The move helped the high-profile Megha Engineering and Infrastructure Limited (MEIL) grab additional contracts worth Rs 28,000 crore.

The Comptroller and Auditor General, who probed into the project, said: “Taking up of additional one TMC works at a huge cost was unwarranted and led to a substantial increase in the cost of KLIS.”

Significantly, in the first Assembly session after the Congress came to power, the ruling party leaders accused the BRS top leadership of enhancing the capacity to make a killing out of the enhanced contracts of Rs 28,000 crore given to MEIL.

The BRS government had submitted a detailed project report to the Central Water Commission (CWC) in February 2017 by which time contracts of the re-designed KLIS and Pranahita works worth Rs 50,000 crore were awarded to companies like MEIL, L&T, Navayuga, and Afcons.

The irrigation department proposed to lift 235 tmc ft in total, out of which 180 tmc ft would be from the Godavari River, 20 tmc ft from Yellampally, 25 tmc ft of groundwater, and 10 tmc ft from the yield of local tanks. It proposed to lift 180 tmc ft from Medigadda during the season at the rate of 2 tmc ft for 90 days.

The government awarded the pumphouse works to MEIL on August 27, 2016, and within 19 days the government, for reasons best known to it, revised the designs of civil works at the pump house, approach channel, and delivery mains to accommodate discharged pumping capacity of 3 tmc ft.

The justification for enhancing the capacity was found only two years later when the CWC pointed out that drawing 10 tmc ft from local water tanks cannot be considered. Instead, it wanted the government to lift 195 tmc ft of water from the Godavari itself.
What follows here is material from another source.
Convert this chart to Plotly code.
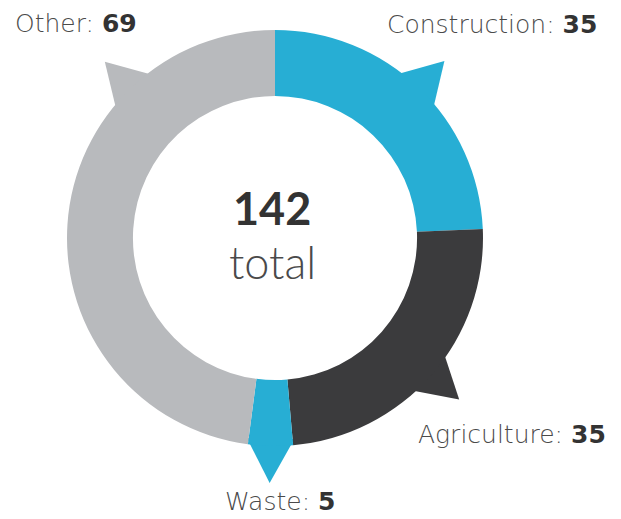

The CAG said that lifting an additional 15 tmc ft from Godavari could be done either by increasing the number of pumping days from 90 to 98 or enhancing the motor capacities to lift 0.17 tmc ft. However, the BRS government in 2020 decided to install additional pumps and motors to lift 1 tmc ft.

“No justification for increasing the capacity by one more TMC is available in department records,” the CAG pointed out. The government also kept the CWC in the dark about creating infrastructure to lift 3 tmc ft in 2016 itself, at the time of submitting the DPR in 2018, the CAG revealed.

The CAG also expressed doubts over the viability of the pressurised piped irrigation system taken up with a cost of Rs 3,653 core. The government initially awarded the work for Rs 2,042 crore but increased by about Rs 1,500 crore though there was no additional aycut to be brought under cultivation.

Then irrigation minister T. Harish Rao defended the PPIS which, he said, would help avoid water evaporation losses. But, the CAG said, “The cost of PPIS works out to Rs 7,465 per acre against the open canal system cost of Rs 1,196 per acre”. Further, annual electricity charges to operate the PPIS will be Rs 3,778 per acre, it added.